Whatever his private motives, on that morning in October Lieberman based his public argument on the populist line that had become the lobbyists’ rallying cry: “The overwhelming number of people who benefit from stock option plans are middle-income Americans, not upper-income Americans.”
This simply was not true. Even later in the decade, when options programs had
been broadened in an effort to draw attention away from the size of executive pay, only 2 or 3 million Americans received options in a given year, and most were executives. The National Center for Employee Ownership, a nonprofit group based in Oakland, California, that championed options plans, acknowledged that only a tiny percentage of middle-class employees benefited from the programs. When the Center looked beyond the executive suite later in the decade, it found that just 4.2 percent of employees earning $50,000 to $74,999 received options, while only 1.5 percent of those earning $35,000 to $49,999 shared in the programs. Even among employees who earned $75,000 or more, only 12.9 percent of those who were not executives took home options—and most received small grants.33
Moreover, by claiming that “the overwhelming number of people who benefit from stock option plans are middle-income Americans,” Lieberman was sliding over the real issue. What was important was not how many people received options, but how many options they received, what they cost, and who paid for them. Ultimately, the bulk of all options flowed to the top of what MIT economist Lester Thurow would call the New Economy’s “golden pyramid.” By the end of the decade, the National Center for Employee Ownership would report that 75 percent of all options were in the hands of executives who ranked among the top five officials in their companies.34 By then, options grants represented an unparalleled transfer of wealth from shareholders to corporate management.

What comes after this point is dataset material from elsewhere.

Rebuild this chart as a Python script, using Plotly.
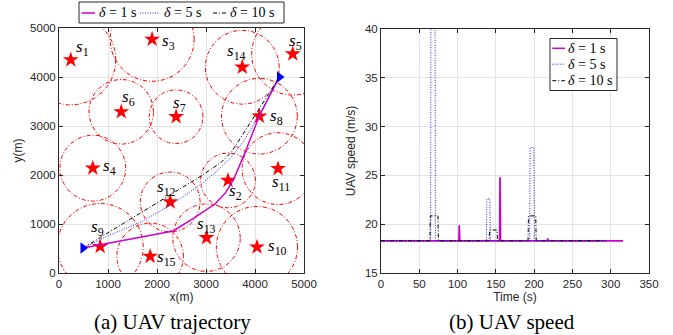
import numpy as np
import plotly.graph_objects as go

# ---------------- data: sensors ----------------
sensor_names = ["1", "2", "3", "4", "5", "6", "7", "8", "9", "10", "11", "12", "13", "14", "15"]
sensor_x = [240, 3450, 1900, 690, 4770, 1270, 2390, 4090, 840, 4040, 4470, 2270, 3010, 3740, 1860]
sensor_y = [4350, 1890, 4770, 2140, 4470, 3290, 3190, 3200, 540, 530, 2130, 1450, 720, 4200, 340]
sensor_r = [920, 560, 860, 673, 840, 660, 550, 775, 880, 830, 735, 612, 690, 755, 680]
label_x = [470, 3600, 2230, 1040, 4820, 1410, 2450, 4430, 780, 4450, 4530, 2200, 3020, 3630, 2190]
label_y = [4600, 1650, 4710, 2160, 4710, 3570, 3450, 3180, 910, 530, 1840, 1730, 980, 4510, 300]

# ---------------- data: trajectories ----------------
traj1_x = [490, 1200, 1800, 2330, 2750, 3184, 3400, 3558, 3762, 3933, 4088, 4341, 4500]
traj1_y = [510, 645, 760, 857, 1120, 1408, 1640, 1898, 2374, 2817, 3204, 3701, 4000]
traj5_x = [490, 1000, 1650, 2300, 2878, 3200, 3524, 3762, 4068, 4500]
traj5_y = [510, 760, 1030, 1400, 1796, 2060, 2374, 2680, 3190, 4000]
traj10_x = [490, 1500, 2878, 3300, 3524, 3830, 4239, 4500]
traj10_y = [510, 1130, 1966, 2250, 2476, 2953, 3598, 4000]
start_pt = [490, 510]
end_pt = [4500, 4000]

# ---------------- data: speeds ----------------
t1 = [0, 101.8, 102.2, 102.8, 155.0, 155.5, 156.1, 217.2, 217.6, 218.2, 316]
v1 = [18.3, 18.3, 19.9, 18.3, 18.3, 24.8, 18.3, 18.3, 18.55, 18.3, 18.3]
t5 = [0, 64.8, 65.3, 70.5, 71.0, 137.6, 138.2, 142.2, 142.8, 194.2, 194.8, 199.7, 200.3, 292]
v5 = [18.3, 18.3, 48, 48, 18.3, 18.3, 22.6, 22.6, 18.3, 18.3, 27.85, 27.85, 18.3, 18.3]
t10 = [0, 63.8, 64.4, 74.4, 75.0, 141.2, 141.8, 151.5, 152.1, 192.0, 192.6, 202.1, 202.7, 293]
v10 = [18.3, 18.3, 20.85, 20.85, 18.3, 18.3, 19.4, 19.4, 18.3, 18.3, 20.85, 20.85, 18.3, 18.3]

legend_labels = ["<i>δ</i> = 1 s", "<i>δ</i> = 5 s", "<i>δ</i> = 10 s"]
captions = ["(a) UAV trajectory", "(b) UAV speed"]

MAG = "#cc00cc"
BLU = "#2020ff"
BLK = "#000000"
AXC = "#262626"
GRID = "#e3e3e3"
SANS = "Liberation Sans, Arial, sans-serif"
SERIF = "Liberation Serif, Times New Roman, serif"
styles = [dict(color=MAG, width=1.5), dict(color=BLU, width=1, dash="1px,1.5px"),
          dict(color=BLK, width=1, dash="4px,2px,1px,2px")]

W, H = 673, 335


def px(xp):
    return xp / W


def py(yp):
    return (H - yp) / H


fig = go.Figure()

# circles
theta = np.linspace(0, 2 * np.pi, 241)
for cx, cy, r in zip(sensor_x, sensor_y, sensor_r):
    fig.add_trace(go.Scatter(
        x=cx + r * np.cos(theta), y=cy + r * np.sin(theta), mode="lines",
        line=dict(color="#ff0000", width=1, dash="4px,2px,1px,2px"),
        showlegend=False, hoverinfo="skip", xaxis="x", yaxis="y"))

# stars
fig.add_trace(go.Scatter(
    x=sensor_x, y=sensor_y, mode="markers",
    marker=dict(symbol="star", size=12, color="#ff0000", line=dict(width=0)),
    showlegend=False, xaxis="x", yaxis="y"))

# trajectories
for tx, ty, name, st in zip([traj1_x, traj5_x, traj10_x], [traj1_y, traj5_y, traj10_y], legend_labels, styles):
    fig.add_trace(go.Scatter(x=tx, y=ty, mode="lines", name=name, line=st,
                             showlegend=False, xaxis="x", yaxis="y"))
fig.add_trace(go.Scatter(x=[start_pt[0], end_pt[0]], y=[start_pt[1], end_pt[1]], mode="markers",
                         marker=dict(symbol="triangle-right", size=10, color="#0000ff"),
                         showlegend=False, xaxis="x", yaxis="y"))

# speeds
for tt, vv, name, st in zip([t1, t5, t10], [v1, v5, v10], legend_labels, styles):
    st2 = dict(st)
    if name == legend_labels[0]:
        st2["width"] = 1.8
    fig.add_trace(go.Scatter(x=tt, y=vv, mode="lines", name=name, line=st2,
                             showlegend=False, xaxis="x2", yaxis="y2"))

annotations = []
shapes = []
for n, lx, ly in zip(sensor_names, label_x, label_y):
    annotations.append(dict(x=lx, y=ly, xref="x", yref="y", text="<i>s</i><sub>" + n + "</sub>",
                            showarrow=False, font=dict(family=SERIF, size=17, color="#000000")))
for cap, cxp in zip(captions, [172, 512]):
    annotations.append(dict(x=px(cxp), y=py(322), xref="paper", yref="paper", xanchor="center",
                            yanchor="middle", text=cap, showarrow=False,
                            font=dict(family=SERIF, size=21, color="#000000")))

# legend (a): horizontal box above the trajectory plot
shapes.append(dict(type="rect", xref="paper", yref="paper", x0=px(79), x1=px(284), y0=py(23), y1=py(2),
                   line=dict(color=AXC, width=1), fillcolor="white", layer="above"))
leg_a_line = [(81.5, 95), (140, 160), (213, 227)]
leg_a_text = [96.5, 162, 228]
for (a, b), tx0, name, st in zip(leg_a_line, leg_a_text, legend_labels, styles):
    shapes.append(dict(type="line", xref="paper", yref="paper", x0=px(a), x1=px(b), y0=py(13), y1=py(13),
                       line=st, layer="above"))
    annotations.append(dict(x=px(tx0), y=py(13), xref="paper", yref="paper", xanchor="left", yanchor="middle",
                            text=name, showarrow=False, font=dict(family=SERIF, size=14, color="#000000")))

# legend (b): vertical box inside the speed plot
shapes.append(dict(type="rect", xref="paper", yref="paper", x0=px(550), x1=px(617), y0=py(90.5), y1=py(38.5),
                   line=dict(color=AXC, width=1), fillcolor="white", layer="above"))
for rowy, name, st in zip([48.3, 64.2, 80.7], legend_labels, styles):
    shapes.append(dict(type="line", xref="paper", yref="paper", x0=px(552.3), x1=px(565), y0=py(rowy), y1=py(rowy),
                       line=st, layer="above"))
    annotations.append(dict(x=px(566), y=py(rowy), xref="paper", yref="paper", xanchor="left", yanchor="middle",
                            text=name, showarrow=False, font=dict(family=SERIF, size=14, color="#000000")))

ax_common = dict(showgrid=True, gridcolor=GRID, gridwidth=1, showline=True, linecolor=AXC, linewidth=1,
                 mirror="ticks", ticks="inside", ticklen=4, tickcolor=AXC, zeroline=False, automargin=False,
                 tickfont=dict(family=SANS, size=11.5, color=AXC))

fig.update_layout(
    width=W, height=H, margin=dict(l=0, r=0, t=0, b=0, autoexpand=False),
    paper_bgcolor="white", plot_bgcolor="white",
    xaxis=dict(domain=[px(59), px(304)], range=[0, 5000], dtick=1000, anchor="y",
               title=dict(text="x(m)", font=dict(family=SANS, size=12, color=AXC), standoff=0), **ax_common),
    yaxis=dict(domain=[py(273), py(28)], range=[0, 5000], dtick=1000, anchor="x",
               title=dict(text="y(m)", font=dict(family=SANS, size=12, color=AXC), standoff=4), **ax_common),
    xaxis2=dict(domain=[px(381), px(649)], range=[0, 350], dtick=50, anchor="y2",
                title=dict(text="Time (s)", font=dict(family=SANS, size=12, color=AXC), standoff=0), **ax_common),
    yaxis2=dict(domain=[py(273), py(29)], range=[15, 40], dtick=5, anchor="x2",
                title=dict(text="UAV speed (m/s)", font=dict(family=SANS, size=12, color=AXC), standoff=6), **ax_common),
    annotations=annotations,
    shapes=shapes,
    showlegend=False,
)

fig.write_html("out.html", config={"displayModeBar": False},
               post_script="document.body.style.margin='0';document.body.style.overflow='hidden';")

But Lieberman ignored the cost and shifted the focus from shareholders’ rights to employees’ benefits. He painted a picture of hardworking Americans depending on options to realize the American Dream: “For these hundreds of thousands of middle-income Americans,” he told the committee, stock options “represent the extra bonus, that dividend which will allow them to put down a payment on a house, send a child to college, or begin to put together a retirement nest egg.”